One lesson in history (and in journalism and politics, for that matter) is that the big issues never go away. Especially those that are left unresolved.

So it is with the age-old idea of moving the Illinois primary election from March to some later month. The most common complaints about the March primary are that the general election campaign between March and November is just too long for candidates and voters and that candidates running for two-year terms have to file in December, which is 11 months before the November general election.
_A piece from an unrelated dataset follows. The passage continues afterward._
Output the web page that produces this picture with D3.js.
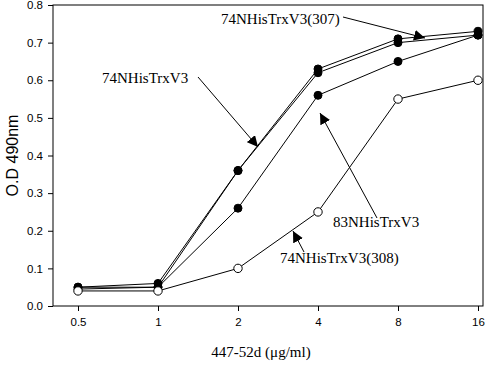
<!DOCTYPE html>
<html>
<head>
<meta charset="utf-8">
<script src="https://cdn.jsdelivr.net/npm/d3@7"></script>
<style>
  body { margin: 0; background: #fff; }
  svg { display: block; }
</style>
</head>
<body>
<div id="chart"></div>
<script>
// concentrations (x values)
var conc = [0.5, 1, 2, 4, 8, 16];
var xTicks = [0.5, 1, 2, 4, 8, 16];
var yTicks = [0, 0.1, 0.2, 0.3, 0.4, 0.5, 0.6, 0.7, 0.8];

// O.D values per series
var s74 = [0.05, 0.05, 0.36, 0.62, 0.70, 0.72];
var s307 = [0.05, 0.06, 0.36, 0.63, 0.71, 0.73];
var s83 = [0.045, 0.05, 0.26, 0.56, 0.65, 0.72];
var s308 = [0.04, 0.04, 0.10, 0.25, 0.55, 0.60];

var series = [
  { name: "74NHisTrxV3", values: s74, open: false },
  { name: "74NHisTrxV3(307)", values: s307, open: false },
  { name: "83NHisTrxV3", values: s83, open: false },
  { name: "74NHisTrxV3(308)", values: s308, open: true }
];

var w = 486, h = 366;
// plot frame (note: "top" is reserved on window, so use plot* names)
var plotL = 53, plotR = 483, plotT = 5, plotB = 306;

var svg = d3.select("#chart").append("svg")
  .attr("width", w)
  .attr("height", h);

var xScale = d3.scaleLog().base(2)
  .domain([0.5, 16])
  .range([78, 478]);

var yScale = d3.scaleLinear()
  .domain([0, 0.8])
  .range([plotB, plotT]);

// frame
svg.append("rect")
  .attr("x", plotL).attr("y", plotT)
  .attr("width", plotR - plotL).attr("height", plotB - plotT)
  .attr("fill", "none").attr("stroke", "#000").attr("stroke-width", 1);

// axes
var xAxis = svg.append("g")
  .attr("transform", "translate(0," + plotB + ")")
  .call(d3.axisBottom(xScale).tickValues(xTicks).tickSize(5).tickPadding(7)
    .tickFormat(function(d) { return d; }));
xAxis.select(".domain").remove();

var yAxis = svg.append("g")
  .attr("transform", "translate(" + plotL + ",0)")
  .call(d3.axisLeft(yScale).tickValues(yTicks).tickSize(5).tickPadding(5)
    .tickFormat(d3.format(".1f")));
yAxis.select(".domain").remove();

svg.selectAll(".tick text")
  .style("font-family", "Liberation Sans, Arial, sans-serif")
  .style("font-size", "11.5px")
  .attr("fill", "#000");
svg.selectAll(".tick line").attr("stroke", "#000");

// axis titles
svg.append("text")
  .attr("transform", "translate(18," + ((plotT + plotB) / 2) + ") rotate(-90)")
  .attr("text-anchor", "middle")
  .style("font-family", "Liberation Sans, Arial, sans-serif")
  .style("font-size", "16px")
  .text("O.D 490nm");

svg.append("text")
  .attr("x", 261).attr("y", 357)
  .attr("text-anchor", "middle")
  .style("font-family", "Liberation Serif, Times New Roman, serif")
  .style("font-size", "15px")
  .text("447-52d (\u03bcg/ml)");

// lines
var line = d3.line()
  .x(function(d, i) { return xScale(conc[i]); })
  .y(function(d) { return yScale(d); });

svg.selectAll("path.series")
  .data(series)
  .enter()
  .append("path")
  .attr("class", "series")
  .attr("d", function(d) { return line(d.values); })
  .attr("fill", "none")
  .attr("stroke", "#000")
  .attr("stroke-width", 1);

// markers
series.forEach(function(s) {
  svg.selectAll(null)
    .data(s.values)
    .enter()
    .append("circle")
    .attr("cx", function(d, i) { return xScale(conc[i]); })
    .attr("cy", function(d) { return yScale(d); })
    .attr("r", s.open ? 4.2 : 4)
    .attr("fill", s.open ? "#fff" : "#000")
    .attr("stroke", "#000")
    .attr("stroke-width", 1);
});

// annotations
svg.append("defs").append("marker")
  .attr("id", "arrow")
  .attr("viewBox", "0 0 10 10")
  .attr("refX", 10).attr("refY", 5)
  .attr("markerWidth", 11).attr("markerHeight", 11)
  .attr("markerUnits", "userSpaceOnUse")
  .attr("orient", "auto")
  .append("path")
  .attr("d", "M0,0 L10,5 L0,10 Z")
  .attr("fill", "#000");

var notes = [
  { text: "74NHisTrxV3(307)", tx: 221, ty: 24, x1: 343, y1: 17, x2: 425, y2: 38 },
  { text: "74NHisTrxV3", tx: 102, ty: 83, x1: 198, y1: 77, x2: 258, y2: 147 },
  { text: "83NHisTrxV3", tx: 333, ty: 227, x1: 377, y1: 218, x2: 320, y2: 113 },
  { text: "74NHisTrxV3(308)", tx: 280, ty: 263, x1: 304, y1: 252, x2: 293, y2: 231 }
];

svg.selectAll("line.note")
  .data(notes)
  .enter()
  .append("line")
  .attr("class", "note")
  .attr("x1", function(d) { return d.x1; })
  .attr("y1", function(d) { return d.y1; })
  .attr("x2", function(d) { return d.x2; })
  .attr("y2", function(d) { return d.y2; })
  .attr("stroke", "#000")
  .attr("stroke-width", 1)
  .attr("marker-end", "url(#arrow)");

svg.selectAll("text.note")
  .data(notes)
  .enter()
  .append("text")
  .attr("class", "note")
  .attr("x", function(d) { return d.tx; })
  .attr("y", function(d) { return d.ty; })
  .style("font-family", "Liberation Serif, Times New Roman, serif")
  .style("font-size", "15px")
  .text(function(d) { return d.text; });
</script>
</body>
</html>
So we asked our readers in the March Question of the Month if they favored moving the primary election date, and if so, to what month. Only four out of 80 respondents said to keep the primary in March. The rest were evenly divided over whether to move the date to June, August or September, although a handful said to hold the primary in May.

Moving the primary date is not a new idea.

"I introduced a bill [proposing] a September primary my first term in the Illinois House in 1980," state Treasurer Judy Baar Topinka wrote. "I got nowhere with it. I still think September is best."

A Decatur reader outlined another concern about the length of today's campaigns: "Barely two months into his congressional term, Glenn Poshard is openly running for the Democratic nomination for governor in 1998. This system is absurd."

I have my own idea about when election day should be: April 16 — and I say this only partially tongue in cheek. The way I see it, this might solve our tax problems, too, because many reasonable people feel so angry when they write those checks to the government on April 15.

Our cover story this month, about welfare reform, deserves special mention. Three years ago, Donald Sevener of our staff wrote an in-depth two-part series on the implications of President Bill Clinton's vow to "end welfare as we know it." Sevener correctly reported then that the politically popular idea of limiting welfare recipients to two years to find work would cause great social problems because many people would not be equipped to find jobs and because suitable jobs might not be available.

This month, Jennifer Davis reports in our cover story that this is precisely what is happening: Not enough jobs are available to everyone on welfare. Her story on page 16 explains why this is so. Yet to be explained, or understood, is what we're going to do with all of the people who still have no jobs, and no welfare either. Trouble is brewing.